Dass ich mich in dem letzten Jahr so grießgrämmig, traurig, auch humorlos verändert habe, dass ich mein Lachen verloren habe, ist auch die Folge des Umstandes, dass ich deine Liebe verloren habe. Dass mich die Auseinandersetzung die du immer mit deinem Sohn geführt hast und in die du mich hineingezogen hast, ausgelaugt hat.

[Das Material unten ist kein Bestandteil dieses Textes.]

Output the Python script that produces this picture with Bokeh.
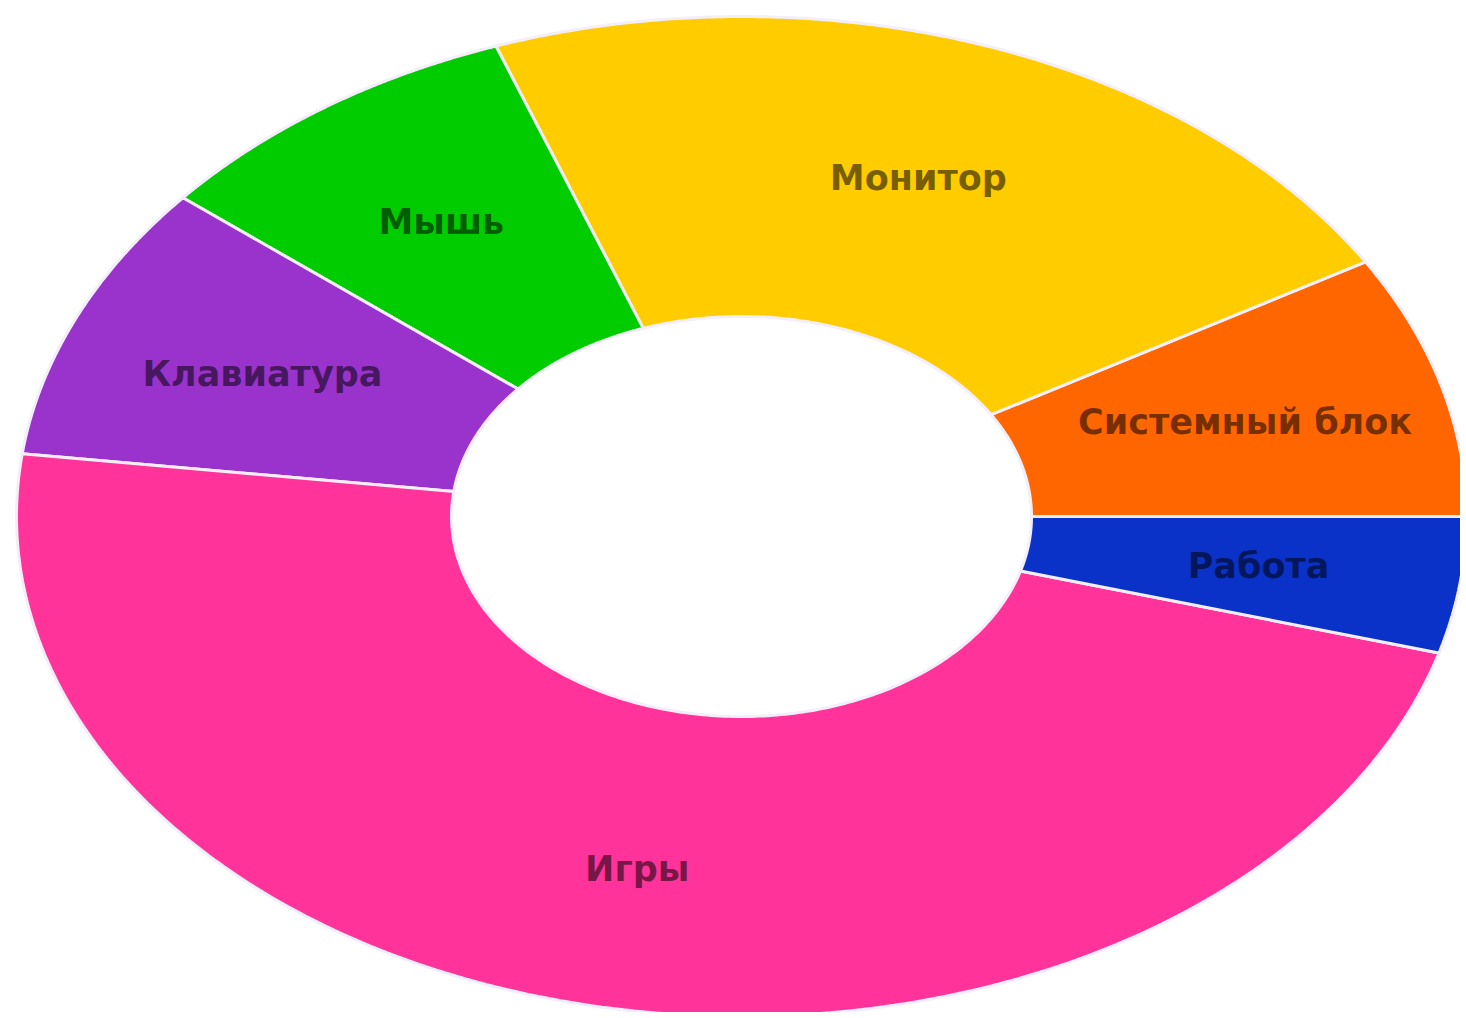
import numpy as np
from bokeh.plotting import figure
from bokeh.models import ColumnDataSource, Range1d
from bokeh.core.properties import value
from bokeh.embed import file_html
from bokeh.resources import INLINE

# Data (counter-clockwise from 3 o'clock)
categories = ["Системный блок", "Монитор", "Мышь", "Клавиатура", "Игры", "Работа"]
shares = [8.5, 22.0, 8.5, 9.0, 47.6, 4.4]
colors = ["#FF6600", "#FFCC00", "#00CC00", "#9933CC", "#FF3399", "#0A32C8"]

# Geometry (page pixel coordinates; y axis points down)
cx, cy = 741.0, 516.0
a_out, b_out = 725.0, 500.0
inner_frac = 0.40
label_frac = 0.72

vals = np.array(shares, dtype=float)
fr = vals / vals.sum()
ends = np.cumsum(fr) * 2 * np.pi
starts = ends - fr * 2 * np.pi

xs, ys, lx, ly = [], [], [], []
for s, e in zip(starts, ends):
    t = np.linspace(s, e, 200)
    ox = cx + a_out * np.cos(t)
    oy = cy - b_out * np.sin(t)
    ix = cx + a_out * inner_frac * np.cos(t[::-1])
    iy = cy - b_out * inner_frac * np.sin(t[::-1])
    xs.append(list(np.concatenate([ox, ix])))
    ys.append(list(np.concatenate([oy, iy])))
    m = (s + e) / 2
    lx.append(cx + a_out * label_frac * np.cos(m))
    ly.append(cy - b_out * label_frac * np.sin(m))

src = ColumnDataSource(dict(xs=xs, ys=ys, color=colors, name=categories))
lsrc = ColumnDataSource(dict(x=lx, y=ly, name=categories))

W, H = 1460, 1012
p = figure(width=W, height=H, output_backend="svg", toolbar_location=None,
           x_range=Range1d(0, W), y_range=Range1d(H, 0),
           min_border=0, background_fill_color="white")
p.axis.visible = False
p.grid.visible = False
p.outline_line_color = None

p.patches("xs", "ys", source=src, fill_color="color", line_color="#F4EEFA",
          line_width=3)
p.text("x", "y", text="name", source=lsrc, text_align="center",
       text_baseline="middle", text_font=value("DejaVu Sans"),
       text_font_style="bold",
       text_font_size="35px", text_color="black", text_alpha=0.55)

open("out.html", "w").write(file_html(p, INLINE))
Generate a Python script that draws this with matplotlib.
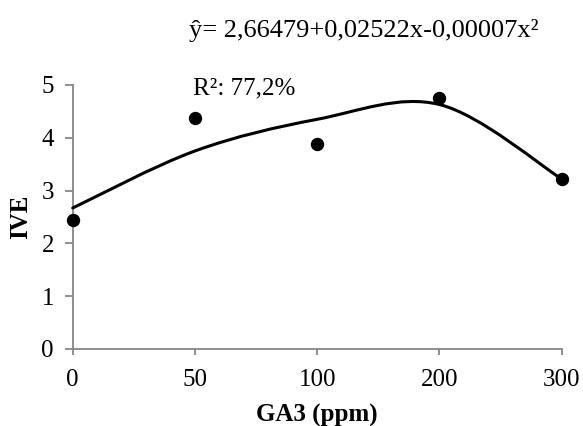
import numpy as np
import matplotlib.pyplot as plt
from matplotlib.path import Path
from matplotlib.patches import PathPatch

plt.rcParams['font.family'] = ['Liberation Serif', 'DejaVu Serif']

# data
doses = ['0', '50', '100', '200', '300']
ive_obs = [2.45, 4.37, 3.88, 4.76, 3.22]      # observed points
ive_fit = [2.67, 3.75, 4.35, 4.63, 3.22]      # smoothed trend line nodes
yticks = [0, 1, 2, 3, 4, 5]

gray = '#868686'
fs = 18

fig = plt.figure(figsize=(5.83, 4.26), dpi=100)
ax = fig.add_axes([0.1247, 0.1808, 0.8388, 0.6197])

xs = np.arange(len(doses))

# excel-like smoothed line: bezier through the nodes
pts = np.column_stack([xs, ive_fit]).astype(float)
verts = [tuple(pts[0])]
codes = [Path.MOVETO]
n = len(pts)
for i in range(n - 1):
    p_prev = pts[i - 1] if i > 0 else pts[i]
    p_next = pts[i + 2] if i + 2 < n else pts[i + 1]
    c1 = pts[i] + (pts[i + 1] - p_prev) / 6
    c2 = pts[i + 1] - (p_next - pts[i]) / 6
    verts += [tuple(c1), tuple(c2), tuple(pts[i + 1])]
    codes += [Path.CURVE4] * 3
ax.add_patch(PathPatch(Path(verts, codes), fc='none', ec='black', lw=2.2,
                       capstyle='round', clip_on=False, zorder=3))

ax.plot(xs, ive_obs, 'o', color='black', ms=8.6, clip_on=False, zorder=4)

ax.set_xlim(0, len(doses) - 1)
ax.set_ylim(0, 5)
ax.set_xticks(xs)
ax.set_xticklabels(doses)
ax.set_yticks(yticks)

for s in ['top', 'right']:
    ax.spines[s].set_visible(False)
for s in ['left', 'bottom']:
    ax.spines[s].set_color(gray)
    ax.spines[s].set_linewidth(1.3)
ax.tick_params(direction='out', width=1.3, color=gray, labelsize=fs)
ax.tick_params(axis='x', length=4.5, pad=10)
ax.tick_params(axis='y', length=5.5, pad=8)

ax.set_xlabel('GA3 (ppm)', fontsize=fs, fontweight='bold', va='baseline')
ax.xaxis.set_label_coords(0.5, -0.275)
ax.set_ylabel('IVE', fontsize=fs, fontweight='bold', va='center')
ax.yaxis.set_label_coords(-0.107, 0.5)

fig.text(0.624, 1 - 37 / 426, 'ŷ= 2,66479+0,02522x-0,00007x²', fontsize=19,
         ha='center', va='baseline')
ax.text(1.40, 4.83, 'R²: 77,2%', fontsize=fs, ha='center', va='baseline')

fig.savefig('out.png', dpi=100)
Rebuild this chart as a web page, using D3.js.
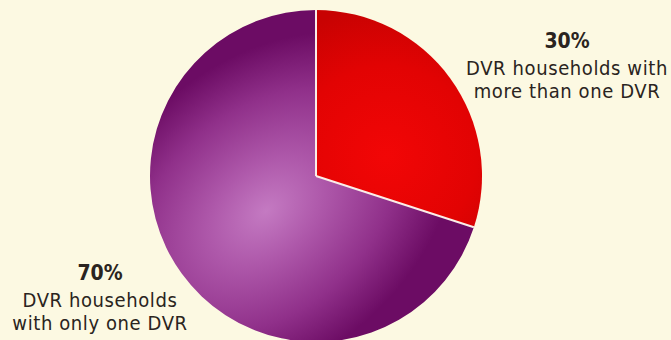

Ich würde dir gern etwas schenken, aber du würdest von mir nichts annehmen wollen. Was ich dir geben kann, ist der Wunsch, dass du genug Zeit findest über deine Vergangenheit und vielleicht auch etwas über mich nachzudenken. Du hast einmal gesagt, du erträgst es nicht mein missmutiges Gesicht anzusehen. Dies war ja nicht immer so. Ich erinnere mich, dass wir viel zusammen gelacht haben und wir auch eine Menge freudige Momente erlebt haben. Ich werde mich sehr gern daran erinnern. Ich hoffe du auch. Ich würde mich freuen wenn es kein Abschied wäre. Wenn es die Möglichkeit gäbe, dass du bereit wärst zu akzeptieren, dass Menschen sich verändern können, dass mein Wunsch mich zu ändern von Herzen kommt und ich in deinem auch einen Platz hätte.